Functions of Aroma in Relation to Dementia -Effects on the Core Symptoms of Elderly People with Dementia-

薬業科

稲谷祐輝 熊谷沙帆子 冨永奈緒 丹羽みずき 松田和美 宮本夏

要約

自宅や施設で手軽に行えるアロマを用いた手法で認知症の中核症状に対して変化があるかを研究した。認知症高齢者の女性6名を対象にし、アロマオイルによるトリートメント、足湯等を二ヶ月行い、その前後に行う認知機能テストの内容にどのような変化が見られるかを確認した結果、残念ながら効果は認められなかった。しかし、アロマオイルによるトリートメントや足湯により血行がよくなったこと、学生とのコミュニケーション等によって感情の変化や記憶力の維持がみられた。

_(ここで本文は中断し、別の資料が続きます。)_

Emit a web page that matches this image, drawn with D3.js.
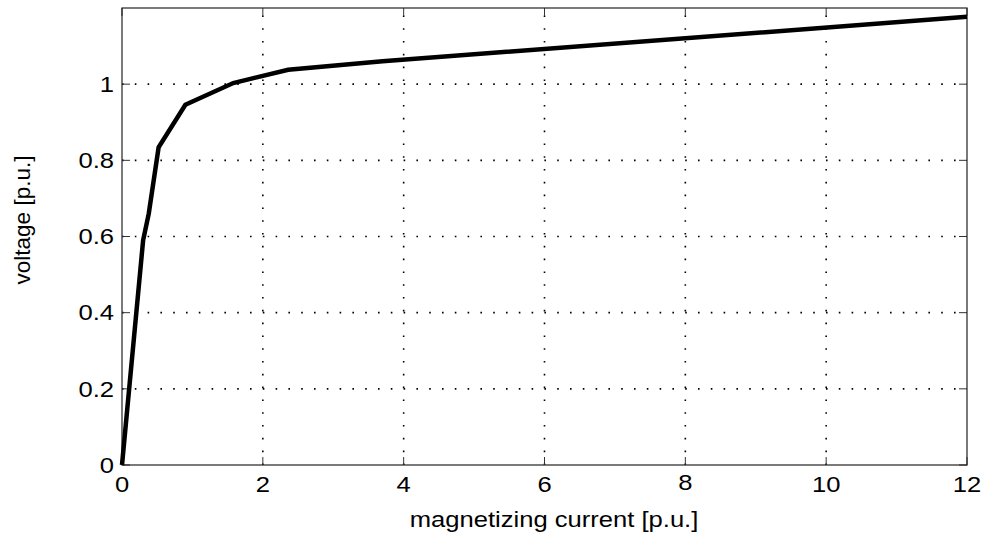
<!DOCTYPE html>
<html>
<head>
<meta charset="utf-8">
<script src="https://cdn.jsdelivr.net/npm/d3@7"></script>
<style>
html,body{margin:0;padding:0;background:#fff;}
svg{display:block;font-family:"Liberation Sans",Arial,Helvetica,sans-serif;}
</style>
</head>
<body>
<svg id="chart" width="989" height="538"></svg>
<script>
const current = [0, 0.3, 0.38, 0.52, 0.9, 1.58, 2.36, 3.7, 12];
const voltage = [0, 0.59, 0.66, 0.834, 0.946, 1.003, 1.038, 1.06, 1.177];
const xTicks = [0, 2, 4, 6, 8, 10, 12];
const yTicks = [0, 0.2, 0.4, 0.6, 0.8, 1];
const xTitle = "magnetizing current [p.u.]";
const yTitle = "voltage [p.u.]";

const svg = d3.select("#chart");
const L = 122, R = 967, T = 8, B = 465;
const x = d3.scaleLinear().domain([0, 12]).range([L, R]);
const y = d3.scaleLinear().domain([0, 1.2]).range([B, T]);
const SX = 1.19, FS = 21.5;

// grid
const g = svg.append("g");
g.selectAll(".gx").data(xTicks.filter(d => d > 0 && d < 12)).enter().append("line")
  .attr("x1", d => x(d)).attr("x2", d => x(d)).attr("y1", B).attr("y2", T)
  .attr("stroke", "#000").attr("stroke-width", 1.6).attr("stroke-dasharray", "1.6,11.2");
g.selectAll(".gy").data(yTicks.filter(d => d > 0)).enter().append("line")
  .attr("x1", L).attr("x2", R).attr("y1", d => y(d)).attr("y2", d => y(d))
  .attr("stroke", "#000").attr("stroke-width", 1.6).attr("stroke-dasharray", "1.6,11.2");

// ticks (inside, on all sides)
const tl = 8;
const tk = svg.append("g").attr("stroke", "#333").attr("stroke-width", 1);
xTicks.forEach(d => {
  tk.append("line").attr("x1", x(d)).attr("x2", x(d)).attr("y1", B).attr("y2", B - tl);
  tk.append("line").attr("x1", x(d)).attr("x2", x(d)).attr("y1", T).attr("y2", T + tl);
});
yTicks.forEach(d => {
  tk.append("line").attr("x1", L).attr("x2", L + tl).attr("y1", y(d)).attr("y2", y(d));
  tk.append("line").attr("x1", R).attr("x2", R - tl).attr("y1", y(d)).attr("y2", y(d));
});

// frame
svg.append("rect").attr("x", L).attr("y", T).attr("width", R - L).attr("height", B - T)
  .attr("fill", "none").attr("stroke", "#222").attr("stroke-width", 1.2);

// tick labels
svg.append("g").selectAll("text").data(xTicks).enter().append("text")
  .attr("transform", d => `translate(${x(d)},${d === 8 ? 490 : 492}) scale(${SX},1)`)
  .attr("text-anchor", "middle")
  .attr("font-size", FS).attr("fill", "#000").text(d => d);
svg.append("g").selectAll("text").data(yTicks).enter().append("text")
  .attr("transform", d => `translate(114,${y(d)}) scale(${SX},1)`)
  .attr("dy", "0.36em").attr("text-anchor", "end")
  .attr("font-size", FS).attr("fill", "#000").text(d => d);

// axis titles
svg.append("text").attr("transform", `translate(554,527) scale(${SX},1)`).attr("text-anchor", "middle")
  .attr("font-size", FS).attr("fill", "#000").text(xTitle);
svg.append("text").attr("transform", "translate(30,220) rotate(-90)").attr("text-anchor", "middle")
  .attr("font-size", 22.5).attr("fill", "#000").text(yTitle);

// curve
const pts = current.map((c, i) => [c, voltage[i]]);
svg.append("path").datum(pts)
  .attr("d", d3.line().x(d => x(d[0])).y(d => y(d[1])))
  .attr("fill", "none").attr("stroke", "#000").attr("stroke-width", 4.5)
  .attr("stroke-linejoin", "miter");
</script>
</body>
</html>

これらのことから今後手法の変更や実施時間等によって結果が向上する可能性がある。

目的

認知症高齢者は2012年には462万人と推測され、2025年には約700万人に達する見込みである。このような状況に対して認知症施策推進総合戦略(新オレンジプラン)などの取り組みが行われているが、一部の地域でしか機能しておらず、支援が追いついていないというのが実情である。そこで、認知症に対して良いとされるアロマアイルを用いて自宅や施設で手軽に行える手法で認知症を少しでも軽減することができれば、支援者の負担など認知症の諸問題に対して貢献できるのではないか、というのが今回の目的である。

方法

今回の研究にあたり、社会福祉法人青野ヶ原福祉会特別養護老人ホーム青都荘の職員様、入居者様にご協力いただき、6名の方を対象に介入実験を行った。研究期間を6月6日から7月7日の1ヶ月間を前期、その後2ヶ月間インターバルを設け、9月25日から11月17日までの約2ヶ月間を後期とし、後期では前期での反省、改善点を踏まえて行った。前期と後期それぞれの始めと終わりに確認テストを行い、後期テストに重点を置いてデータを纏める形とした。確認テストの内容は模倣テスト、後出しジャンケン、連起ゲーム、イラスト当ての4項目とした。平日の15時半から学生が施設へ訪問し、まず枕に夜用アロマオイルの香りを付け、次に、夜用アロマオイルを用いて足湯、ハンドトリートメントを行った。終了後、その日の結果や気づいた事などを纏めた。

結果

研究計画で指標とした点数ではA;6→2(低下)、B;0→0(判定不能)、C;3→0(低下)、D;17→中止(判定不能)、E;6→3(低下)、F;16→17(上昇)であり、判定不能;2、低下;3、上昇;1という結果であった。

考察

残念ながら結果としてアロマの効果はあったものといえるものではなかった。しかし、点数の低下の理由として1回目のテスト実施時に成績の良かった対象者の1名が大きな声で回答していたのを周囲の人が聞いたことにより正答数が伸びたということも考えられる。模倣テストができない者は、認知症程度が重度である可能性が高いとされていることから、4名の被験者は重度の認知症であった可能性があり、今回の研究では評価が難しい対象であった可能性がある。今回は、指標としなかったが、今後はコミュニケーションについても効果指標としていく可能性があることがわかった。なお、今回の研究では発現しなかったが、アロマオイルについては発赤、湿疹といった有害事象も知られていることから、アロマオイルの使用には十分な配慮が必要である。